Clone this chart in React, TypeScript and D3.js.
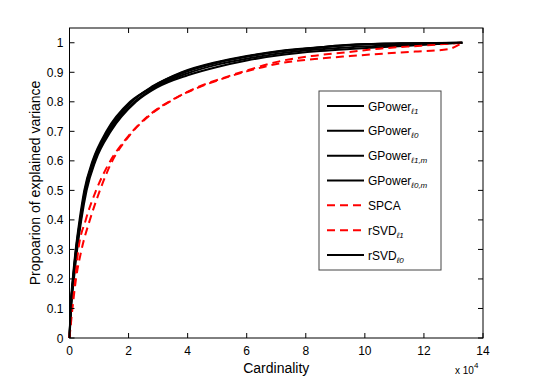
import React, { useEffect, useRef } from 'react';
import * as d3 from 'd3';

// cardinality vs proportion of explained variance
const gpowerL1 = [[0, 0], [400, 0.1], [1200, 0.2], [2200, 0.3], [3600, 0.4], [5200, 0.5], [8000, 0.6], [13000, 0.7], [21000, 0.8], [28000, 0.85], [38000, 0.9], [50000, 0.935], [60000, 0.955], [71000, 0.972], [85000, 0.985], [95000, 0.993], [110000, 0.997], [133000, 1]];
const gpowerL0 = [[0, 0], [350, 0.1], [1100, 0.2], [2100, 0.3], [3400, 0.4], [5000, 0.5], [7800, 0.6], [12500, 0.7], [20500, 0.8], [28500, 0.85], [39000, 0.9], [51000, 0.935], [61000, 0.955], [72000, 0.972], [86000, 0.986], [97000, 0.994], [112000, 0.998], [133000, 1]];
const gpowerL1m = [[0, 0], [550, 0.1], [1500, 0.2], [2600, 0.3], [4000, 0.4], [5800, 0.5], [8800, 0.6], [14000, 0.7], [22500, 0.8], [29500, 0.848], [40000, 0.89], [50000, 0.918], [60000, 0.94], [71000, 0.958], [85000, 0.972], [95000, 0.979], [105000, 0.985], [120000, 0.993], [133000, 1]];
const gpowerL0m = [[0, 0], [450, 0.1], [1300, 0.2], [2400, 0.3], [3800, 0.4], [5400, 0.5], [8300, 0.6], [13600, 0.7], [22000, 0.8], [28800, 0.848], [39500, 0.895], [50000, 0.926], [60000, 0.946], [71000, 0.964], [85000, 0.978], [95000, 0.985], [105000, 0.99], [120000, 0.995], [133000, 1]];
const spca = [[0, 0], [700, 0.1], [1900, 0.2], [3000, 0.3], [5500, 0.4], [9000, 0.5], [13000, 0.585], [20000, 0.685], [27000, 0.755], [35000, 0.808], [44000, 0.85], [50000, 0.872], [60000, 0.903], [71000, 0.93], [83000, 0.945], [95000, 0.955], [106000, 0.963], [117000, 0.97], [128000, 0.978], [133000, 1]];
const rsvdL1 = [[0, 0], [1000, 0.1], [2200, 0.2], [4100, 0.3], [6900, 0.4], [10300, 0.5], [14000, 0.59], [20500, 0.688], [27500, 0.757], [35500, 0.81], [44000, 0.852], [50000, 0.874], [60000, 0.906], [71000, 0.937], [82000, 0.955], [94000, 0.968], [105000, 0.98], [119000, 0.99], [133000, 1]];
const rsvdL0 = [[0, 0], [420, 0.1], [1250, 0.2], [2300, 0.3], [3700, 0.4], [5300, 0.5], [8200, 0.6], [13300, 0.7], [21000, 0.8], [28000, 0.852], [38500, 0.9], [50000, 0.933], [60000, 0.953], [71000, 0.97], [85000, 0.984], [95000, 0.992], [110000, 0.997], [133000, 1]];

const xTicks = [0, 20000, 40000, 60000, 80000, 100000, 120000, 140000];
const yTicks = [0, 0.1, 0.2, 0.3, 0.4, 0.5, 0.6, 0.7, 0.8, 0.9, 1];

const series = [
  { name: 'GPower', sub: 'ℓ1', data: gpowerL1, color: '#000', dash: null },
  { name: 'GPower', sub: 'ℓ0', data: gpowerL0, color: '#000', dash: null },
  { name: 'GPower', sub: 'ℓ1,m', data: gpowerL1m, color: '#000', dash: null },
  { name: 'GPower', sub: 'ℓ0,m', data: gpowerL0m, color: '#000', dash: null },
  { name: 'SPCA', sub: '', data: spca, color: '#ff0000', dash: '8,5' },
  { name: 'rSVD', sub: 'ℓ1', data: rsvdL1, color: '#ff0000', dash: '8,5' },
  { name: 'rSVD', sub: 'ℓ0', data: rsvdL0, color: '#000', dash: null },
];

const font = 'Liberation Sans, Arial, Helvetica, sans-serif';

export default function App() {
  const svgRef = useRef(null);

  useEffect(() => {
    const width = 534;
    const height = 382;
    const margin = { top: 28, right: 51, bottom: 44, left: 69.5 };
    const innerWidth = width - margin.left - margin.right;
    const innerHeight = height - margin.top - margin.bottom;

    const svg = d3.select(svgRef.current);
    svg.selectAll('*').remove();

    svg.append('rect').attr('width', width).attr('height', height).attr('fill', '#fff');

    const g = svg.append('g').attr('transform', `translate(${margin.left},${margin.top})`);

    const x = d3.scaleLinear().domain([0, 140000]).range([0, innerWidth]);
    const y = d3.scaleLinear().domain([0, 1.05]).range([innerHeight, 0]);

    // Lines
    const line = d3.line()
      .x(d => x(d[0]))
      .y(d => y(d[1]))
      .curve(d3.curveMonotoneX);

    series.forEach(s => {
      g.append('path')
        .datum(s.data)
        .attr('fill', 'none')
        .attr('stroke', s.color)
        .attr('stroke-width', 2)
        .attr('stroke-dasharray', s.dash)
        .attr('stroke-linejoin', 'round')
        .attr('d', line);
    });

    // Box
    g.append('rect')
      .attr('width', innerWidth)
      .attr('height', innerHeight)
      .attr('fill', 'none')
      .attr('stroke', '#000')
      .attr('stroke-width', 1);

    // Ticks on all four sides (MATLAB style, inward)
    const tl = 5;
    xTicks.forEach(t => {
      g.append('line').attr('x1', x(t)).attr('x2', x(t)).attr('y1', innerHeight).attr('y2', innerHeight - tl).attr('stroke', '#000');
      g.append('line').attr('x1', x(t)).attr('x2', x(t)).attr('y1', 0).attr('y2', tl).attr('stroke', '#000');
      g.append('text')
        .attr('x', x(t))
        .attr('y', innerHeight + 17)
        .attr('text-anchor', 'middle')
        .attr('font-family', font)
        .attr('font-size', '12px')
        .text(t / 10000);
    });
    yTicks.forEach(t => {
      g.append('line').attr('x1', 0).attr('x2', tl).attr('y1', y(t)).attr('y2', y(t)).attr('stroke', '#000');
      g.append('line').attr('x1', innerWidth).attr('x2', innerWidth - tl).attr('y1', y(t)).attr('y2', y(t)).attr('stroke', '#000');
      g.append('text')
        .attr('x', -6)
        .attr('y', y(t) + 4.5)
        .attr('text-anchor', 'end')
        .attr('font-family', font)
        .attr('font-size', '12px')
        .text(d3.format('~g')(t));
    });

    // Axis labels
    g.append('text')
      .attr('x', innerWidth / 2)
      .attr('y', innerHeight + 35)
      .attr('text-anchor', 'middle')
      .attr('font-family', font)
      .attr('font-size', '14px')
      .text('Cardinality');

    const exp = g.append('text')
      .attr('x', innerWidth - 28)
      .attr('y', innerHeight + 36)
      .attr('font-family', font)
      .attr('font-size', '10px');
    exp.append('tspan').text('x 10');
    exp.append('tspan').attr('dy', -6).attr('font-size', '8px').text('4');

    g.append('text')
      .attr('transform', 'rotate(-90)')
      .attr('x', -innerHeight / 2)
      .attr('y', -30)
      .attr('text-anchor', 'middle')
      .attr('font-family', font)
      .attr('font-size', '14px')
      .text('Propoarion of explained variance');

    // Legend
    const legend = svg.append('g').attr('transform', 'translate(319,91)');
    legend.append('rect')
      .attr('width', 122)
      .attr('height', 179)
      .attr('fill', '#fff')
      .attr('stroke', '#444')
      .attr('stroke-width', 1);

    const rowY = d3.scaleLinear().domain([0, series.length - 1]).range([15, 164]);
    series.forEach((s, i) => {
      const yy = rowY(i);
      legend.append('line')
        .attr('x1', 8).attr('x2', 45)
        .attr('y1', yy).attr('y2', yy)
        .attr('stroke', s.color)
        .attr('stroke-width', 2)
        .attr('stroke-dasharray', s.dash);
      const txt = legend.append('text')
        .attr('x', 49)
        .attr('y', yy + 4.5)
        .attr('font-family', font)
        .attr('font-size', '12px')
        .text(s.name);
      if (s.sub) {
        txt.append('tspan')
          .attr('dy', 3)
          .attr('font-size', '8px')
          .attr('font-style', 'italic')
          .text(s.sub);
      }
    });
  }, []);

  return <svg ref={svgRef} width={534} height={382} style={{ position: 'absolute', left: 0, top: 0 }}></svg>;
}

--------------------------------

— EXERCISE DIRECTIONS —
From the opening line of the listing above through the line bearing "import * as d3 from 'd3';", repeat each line exactly. Drop every picture.

— ANSWER IN FULL —
Clone this chart in React, TypeScript and D3.js.
import React, { useEffect, useRef } from 'react';
import * as d3 from 'd3';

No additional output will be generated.